Dit is een verplicht veld.

Voorbeeld: een taak maken op basis van een case en de focus vervolgens terug instellen op het caseformulier

Voer de volgende stappen uit om een macro te maken die een taak maakt op basis van een case en de focus terugzet op het caseformulier. Voeg de volgende acties toe aan de macro:

  1. Het huidige tabblad ophalen om de tabblad-id van de case te kopiëren.
  2. Een nieuw formulier openen om een record te maken om een nieuwe taak te maken vanuit de case.
  3. De record opslaan
  4. Focussen op het tabblad met Tabblad-id ingesteld op Tab ID. Hiermee stelt u de focus terug op het oorspronkelijke casetabblad.

Toepassingstabblad openen

Hiermee opent u de opgegeven toepassing in een nieuw tabblad met de kenmerken die u definieert. De actie bevat de volgende velden.

Veld Omschrijving
Paginatype Geef het toepassingstype op dat moet worden geopend. Meer informatie: Paginatypen.
Toepassingssjabloon-id Geef de id op van de toepassingssjabloon.
Kenmerknaam Geef de logische naam op van de kolom die u wilt bijwerken.
Kenmerkwaarde Geef de kenmerkwaarde op die wordt bijgewerkt voor het bovengenoemde kenmerk.

Voorbeeld: een tabbladsjabloon openen op basis van de unieke naam van de tabbladsjabloon

Als u een macro wilt maken die een tabbladsjabloon opent, waarbij de unieke naam van de tabbladsjabloon als parameter wordt doorgegeven en een tabbladsjabloon wordt geopend op basis van de unieke naam van de tabbladsjabloon, voegt u de actie Toepassingstabblad openen toe met de volgende kenmerken:

  • Paginatype: Entity Record
  • Toepassingssjabloon-id: bde86e2f-6bd1-48a9-baf9-dae720aa9f45

De sessiecontext vernieuwen

Hiermee vernieuwt u de sessiecontext in Customer Service workspace voor entiteitssessies. Als u bijvoorbeeld een entiteitssessie start voor een caserecord, worden de sessiecontextvariabelen gedefinieerd wanneer de sessie start. Als u de casetitel bijwerkt, wordt de sessiecontext echter niet bijgewerkt. Daarom gebruiken macro's de in de cache opgeslagen informatie. U kunt de stap De sessiecontext vernieuwen toevoegen na het opstarten van de macro om de meest recente informatie te gebruiken.

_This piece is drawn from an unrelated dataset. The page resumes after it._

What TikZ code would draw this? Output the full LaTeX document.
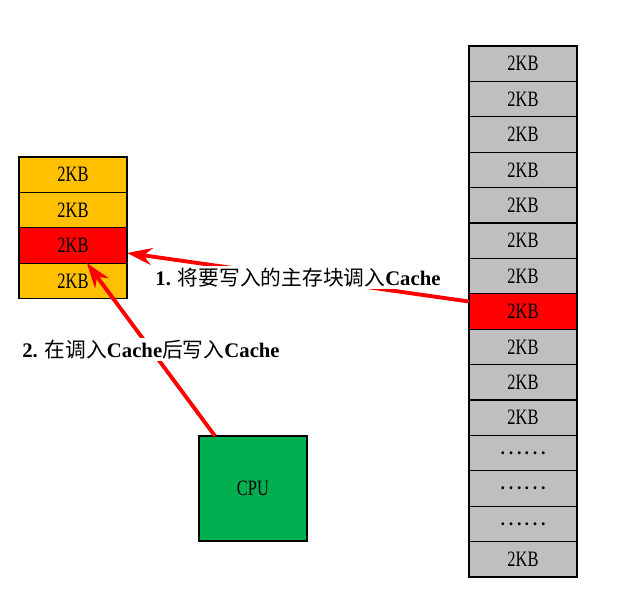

Voorbeeld: de casetitel bijwerken en vervolgens een taak maken met de bijgewerkte casetitel

Voer de volgende stappen uit om een macro te maken die de casetitel bijwerkt en vervolgens een taak maakt met behulp van de nieuwe bijgewerkte casetitel:

  1. Voeg de productiviteitsactie Een bestaande record bijwerken toe met de volgende kenmerken:
    • Entiteitsrecord-id: #{anchor.incidentid}
    • Logische naam entiteit: incident
    • Kenmerknaam: titel
    • Kenmerkwaarde: [Backlog]${anchor.title}
  2. Voeg de actie De sessiecontext vernieuwen toe om de sessiecontextcache te vernieuwen nadat de casetitel is bijgewerkt.
  3. Voeg de actie Een nieuw formulier openen om een record te maken toe met de volgende kenmerken:
    • Logische naam entiteit: task
    • Kenmerknaam: onderwerp
    • Kenmerkwaarde: taak betreffende case: ${anchor.title}

Sessiecontext instellen

Hiermee creëert u een variabele in de sessiecontext. Gebruik de actie om uw eigen sessievariabelen te maken om voorwaarden te valideren of om bij te houden hoe agenten door agentscripts navigeren.

Veld Omschrijving
Kenmerknaam Geef de naam van de sessiecontextvariabele op.
Kenmerkwaarde Geef de waarde van de sessiecontextvariabele op.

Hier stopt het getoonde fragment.